Someone once said that the only sincere act of an extreme environmentalist is to commit suicide. This relates to my hereby proposed Butler's Law of Environmental Degradation, as follows:
People = Pollution
Even the most environmentally pristine of us generates a tremendous amount of pollution, just by being alive. The amount of pollution generated in order to feed, clothe, shelter, and transport each of us is enormous. In this context, agonizing over the impact (for example) between a synthetic and down sleeping bag might make one feel better, but it has virtually zero practical environmental impact on a planet with over 6 billion (and growing) polluting people. It's not even a drop in the bucket.
This will make some people uncomfortable or even angry, but I believe that the most important long-term environmental decision the average person can make is how many children to have. I'd argue that the decision to have an additional child will, for the average person, have a larger long-term impact on the environment than all the other environmental decisions that person makes put together.
There's an analogy with compound interest.

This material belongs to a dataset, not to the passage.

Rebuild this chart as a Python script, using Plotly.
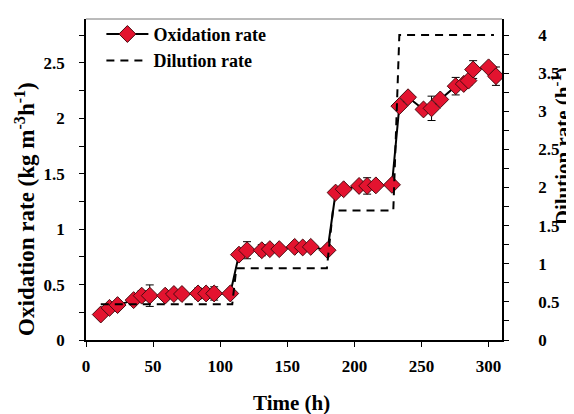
import plotly.graph_objects as go

# Oxidation rate data (kg m-3 h-1)
time_ox = [11, 17.5, 23.5, 35.5, 41.5, 47.5, 59, 65.5, 71.5, 83.5, 89.5, 95.5, 107.5,
           114, 120, 131, 137, 144, 155.5, 161.5, 167.5, 180,
           186, 192, 203.5, 209.5, 216, 228,
           233.5, 240, 251.5, 257.5, 264, 275.5, 281.5, 285, 288.5, 300, 305.5]
oxidation = [0.23, 0.29, 0.315, 0.36, 0.40, 0.40, 0.40, 0.415, 0.415, 0.42, 0.42, 0.42, 0.42,
             0.77, 0.81, 0.81, 0.82, 0.82, 0.84, 0.835, 0.84, 0.81,
             1.33, 1.36, 1.39, 1.39, 1.395, 1.40,
             2.11, 2.19, 2.08, 2.09, 2.17, 2.29, 2.31, 2.34, 2.44, 2.46, 2.38]
oxidation_err = [0.01, 0.035, 0.02, 0.035, 0.045, 0.097, 0.01, 0.01, 0.01, 0.048, 0.04, 0.06, 0.01,
                 0.01, 0.077, 0.05, 0.01, 0.01, 0.01, 0.01, 0.01, 0.01,
                 0.01, 0.01, 0.01, 0.074, 0.01, 0.01,
                 0.01, 0.03, 0.01, 0.11, 0.03, 0.079, 0.01, 0.04, 0.08, 0.01, 0.083]

# Dilution rate (h-1), step profile
time_dil = [11, 109, 112, 179.5, 184, 229, 233.5, 304]
dilution = [0.47, 0.47, 0.94, 0.94, 1.70, 1.70, 4.0, 4.0]

x_ticks = [0, 50, 100, 150, 200, 250, 300]

FONT = "Liberation Serif, Times New Roman, serif"

fig = go.Figure()

fig.add_trace(go.Scatter(
    x=time_dil, y=dilution, yaxis="y2", mode="lines", name="Dilution rate",
    line=dict(color="black", width=2, dash="8px,6px"),
))

fig.add_trace(go.Scatter(
    x=time_ox, y=oxidation, mode="lines+markers", name="Oxidation rate",
    line=dict(color="black", width=2),
    marker=dict(symbol="diamond", size=13, color="#e3132f",
                line=dict(color="#4a0a10", width=1)),
    error_y=dict(type="data", array=oxidation_err, visible=True,
                 color="black", thickness=1, width=4),
))

axis_common = dict(
    showgrid=False, zeroline=False, showline=True, linecolor="black", linewidth=1.5,
    ticks="outside", ticklen=5, tickcolor="black", tickwidth=1.2,
    tickfont=dict(family=FONT, size=17, color="black", weight="bold"),
)

fig.update_layout(
    width=566, height=406,
    margin=dict(l=78, r=72, t=8, b=74),
    paper_bgcolor="white", plot_bgcolor="white",
    font=dict(family=FONT, color="black", weight="bold"),
    showlegend=True,
    legend=dict(
        x=0.037, y=1.01, xanchor="left", yanchor="top",
        traceorder="reversed", itemwidth=42,
        font=dict(family=FONT, size=18, color="black", weight="bold"),
        bgcolor="rgba(0,0,0,0)", tracegroupgap=2,
    ),
    xaxis=dict(range=[0, 310], tickvals=x_ticks, ticklabelstandoff=5, **axis_common),
    yaxis=dict(range=[0, 2.896], dtick=0.5, tick0=0, ticklabelstandoff=11,
               minor=dict(ticks="outside", dtick=0.25, ticklen=5, tickcolor="black"),
               **axis_common),
    yaxis2=dict(range=[0, 4.21], dtick=0.5, tick0=0, overlaying="y", side="right",
                ticklabelstandoff=26,
                minor=dict(ticks="outside", dtick=0.25, ticklen=5, tickcolor="black"),
                **axis_common),
    shapes=[dict(type="line", xref="paper", yref="paper", x0=0, x1=1, y0=1, y1=1,
                 line=dict(color="#777777", width=1))],
    annotations=[
        dict(text="Oxidation rate (kg m<sup>-3</sup>h<sup>-1</sup>)", xref="paper", yref="paper",
             x=-0.147, y=0.408, textangle=-90, showarrow=False, xanchor="center", yanchor="middle",
             font=dict(family=FONT, size=23, color="black", weight="bold")),
        dict(text="Dilution rate (h<sup>-1</sup>)", xref="paper", yref="paper",
             x=1.143, y=0.605, textangle=-90, showarrow=False, xanchor="center", yanchor="middle",
             font=dict(family=FONT, size=21, color="black", weight="bold")),
        dict(text="Time (h)", xref="paper", yref="paper",
             x=0.493, y=-0.195, showarrow=False, xanchor="center", yanchor="middle",
             font=dict(family=FONT, size=21, color="black", weight="bold")),
    ],
)

fig.write_html("out.html")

The number of kids each person has on average is like an interest rate, and the average age at which people have children is like the frequency of compounding. If everyone has 4 kids starting at the age of 20, the population (and pollution) explodes. But if everyone has 2 kids starting at the age of 30, the population stabilizes, or even declines. Waiting significantly longer to have kids reduces the number of generations of a given family who are alive at any particular time, which reduces population and therefore pollution. That's just the inarguable way the math works.
A more subtle point is that, in contrast with many environmental decisions, a decision to have fewer children causes a permanent environmental improvement lasting after one's death, because you've created fewer polluting descendants for all time.
The thing is, I love kids! It makes me uncomfortable as well to say all this. But it's reality.
So by all means, make a good effort to reduce your environmental impact via the usual methods. But don't kid yourself that you're having a large effect in the overall scheme of things. To have a much bigger impact, have fewer kids, have them later in life, or both.
If you're inclined to get political about this, focus on trying to change government policies which encourage population growth. These policies exist all over the world in one form or another. The most obvious example in the US is the income tax exemption per child, but there are many other examples as well. At the very least, these policies should be reduced or eliminated to help reduce population and pollution growth.